New Research May Help Explain Why Disease Is So Deadly
By
WebMD Health News
Reviewed by Louise Chang, MD

Nov. 10, 2005 -- A research team in Hong Kong may have discovered a key reason why bird flu is so much more deadly than human flu viruses.

They report that the bird flu virus H5N1 promotes much more inflammation in human lung cells than the human flu virus H1N1.

In a human cell line, the bird flu virus triggered more than 10 times the level of inflammatory proteins as human flu virus.

A well-known influenza expert who worked on the study tells WebMD that this hyper-response may upset the delicate balance that drives the immune system, making it more vulnerable to the infection.

"It is like nuclear power," says Malik Peiris, PhD. "If it is well controlled it can be very beneficial, but if it is out of control there can be huge problems."

Early Bird Flu Cases

The H5N1 bird flu virus was first reported in humans in 1997, and as of November there had been 122 confirmed cases among humans and just more than 60 deaths.

Most of the deaths have occurred among people who contracted the virus through direct contact with infected poultry and other birds. A few cases of human-to-human transmission are suspected to have occurred in Hong Kong, China, and Vietnam, but these have not been confirmed.

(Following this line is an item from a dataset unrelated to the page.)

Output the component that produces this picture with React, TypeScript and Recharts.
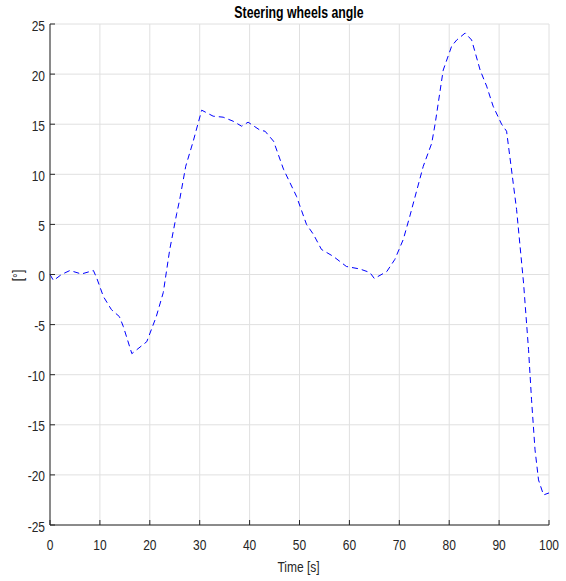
import React from "react";
import { LineChart, Line, XAxis, YAxis, CartesianGrid } from "recharts";

const times = [0, 0.7, 2.3, 4, 6.3, 8.7, 9.4, 10.7, 12.3, 13.9, 14.7, 16.4, 19.4, 21.3, 22.7, 24, 25.4, 26, 27.2, 28.7, 30.4, 32.7, 34.7, 36.7, 38.4, 39.7, 42.1, 43.1, 44.8, 46.8, 49.4, 51.4, 52.8, 54.4, 56.8, 59.4, 62.1, 64.1, 65, 67.5, 69.1, 70.8, 72.1, 74.8, 76.5, 77.2, 78.8, 80.5, 81.5, 83.2, 84.5, 86.2, 87.5, 88.8, 90.5, 91.5, 93.5, 94.9, 95.9, 96.5, 97.2, 97.9, 98.9, 100];
const angles = [0, -0.6, 0, 0.4, 0.05, 0.4, -0.4, -2.2, -3.5, -4.2, -5.2, -7.9, -6.7, -4.2, -1.8, 2.5, 6.1, 7.5, 10.8, 13.3, 16.4, 15.8, 15.7, 15.3, 14.8, 15.2, 14.4, 14.3, 13.3, 10.5, 7.8, 5, 4.0, 2.5, 1.8, 0.8, 0.55, 0.2, -0.4, 0.3, 1.5, 3.5, 5.8, 10.8, 13.1, 15.1, 20.4, 22.8, 23.4, 24.1, 23.4, 20.4, 18.8, 16.8, 15, 14.3, 6.5, -0.85, -7.5, -12.5, -17.5, -20.5, -22, -21.8];
const xTicks = [0, 10, 20, 30, 40, 50, 60, 70, 80, 90, 100];
const yTicks = [-25, -20, -15, -10, -5, 0, 5, 10, 15, 20, 25];

const data = times.map((t, i) => ({ t, a: angles[i] }));

const FONT = "'Liberation Sans', Arial, Helvetica, sans-serif";
const AX = "#262626";

const NText = ({ x, y, anchor = "middle", size = 15, weight = "normal", sx = 0.8, rot = 0, fill = AX, children }: any) => (
  <text
    transform={`translate(${x},${y}) rotate(${rot}) scale(${sx},1)`}
    textAnchor={anchor}
    fontFamily={FONT}
    fontSize={size}
    fontWeight={weight}
    fill={fill}
  >
    {children}
  </text>
);

const BottomTick = (p: any) => (
  <g>
    <line x1={p.x} y1={p.y} x2={p.x} y2={p.y - 5} stroke={AX} />
    <NText x={p.x} y={p.y + 25}>{p.payload.value}</NText>
  </g>
);
const TopTick = (p: any) => (
  <line x1={p.x} y1={p.y} x2={p.x} y2={p.y + 5} stroke={AX} />
);
const LeftTick = (p: any) => (
  <g>
    <line x1={p.x} y1={p.y} x2={p.x + 5} y2={p.y} stroke={AX} />
    <NText x={p.x - 5} y={p.y + 6.5} anchor="end">{p.payload.value}</NText>
  </g>
);
const RightTick = (p: any) => (
  <line x1={p.x} y1={p.y} x2={p.x - 5} y2={p.y} stroke={AX} />
);

export default function App() {
  return (
    <div style={{ position: "absolute", left: 0, top: 0, background: "#fff" }}>
      <LineChart width={566} height={581} data={data} margin={{ top: 24, right: 17, left: 0, bottom: 0 }}>
        <CartesianGrid stroke="#e0e0e0" horizontalValues={yTicks} verticalValues={xTicks} />
        <XAxis dataKey="t" type="number" domain={[0, 100]} ticks={xTicks} height={56} stroke={AX}
          tickSize={0} tickMargin={0} tick={<BottomTick />} interval={0} />
        <XAxis xAxisId="top" orientation="top" dataKey="t" type="number" domain={[0, 100]} ticks={xTicks}
          height={0} stroke={AX} tickSize={0} tickMargin={0} tick={<TopTick />} interval={0} />
        <YAxis type="number" domain={[-25, 25]} ticks={yTicks} width={50} stroke={AX}
          tickSize={0} tickMargin={0} tick={<LeftTick />} interval={0} />
        <YAxis yAxisId="right" orientation="right" type="number" domain={[-25, 25]} ticks={yTicks} width={0}
          stroke={AX} tickSize={0} tickMargin={0} tick={<RightTick />} interval={0} />
        <Line dataKey="a" type="linear" stroke="#0000ff" strokeWidth={1} strokeDasharray="6 4" dot={false}
          isAnimationActive={false} />
        <NText x={299} y={17.5} size={16} weight="bold" sx={0.77} fill="#000">Steering wheels angle</NText>
        <NText x={298.5} y={572}>Time [s]</NText>
        <NText x={23} y={275.5} rot={-90}>[°]</NText>
      </LineChart>
    </div>
  );
}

Peiris, who played a critical role in the discovery of the SARS virus nearly three years ago, worked with Michael Chan, PhD, and colleagues at the University of Hong Kong to identify differences in immune response between bird flu and the virus that most often causes influenza in humans.

They did this by studying levels of proteins known as chemokines and cytokines in human cells infected with the two viruses.

Chemokines and cytokines are the protein messengers that trigger inflammation in response to infections and other assaults.

Using human lung cells, the researchers compared protein levels induced by an H5N1bird flu virus isolated in Hong Kong in 1997 and another more recent bird flu virus from Vietnam with protein levels induced by the human flu virus.

Twenty-four hours after infection, levels of inflammatory proteins were roughly 10 times greater in cells infected by the bird flu strains than in cells infected by the human strain. The more recent Vietnam bird flu strain even had a higher response than the 1997 Hong Kong bird flu virus.

More Knowledge, Better Flu Treatments

Gaining a better understanding of why bird flu is so dangerous to humans may lead to better treatments and strategies for managing this disease, Peiris says. This could save countless lives if, as many predict, the flu evolves and becomes easily spread from person to person.

Scientists now believe that the deadly 1918 Spanish flu pandemic, which killed 20 to 100 million people, was initially a bird flu that evolved to infect humans.

University of Virginia bird flu researcher Frederick G. Hayden, MD, and colleagues reported on the illnesses and deaths caused by the new threat in late September.

The researchers found that most cases have occurred in apparently healthy adults and children, and about half of those who have acquired the virus have died from it. Bird flu victims typically progress from moderate symptoms to life-threatening respiratory distress within a week to 10 days.

Hayden tells WebMD that he believes the treatment approach that has the most likelihood of success in the event of a H5N1 pandemic will combine antiviral drugs with treatment that targets the human host inflammatory response highlighted in the new study.

"This research is certainly a step in that direction," he says.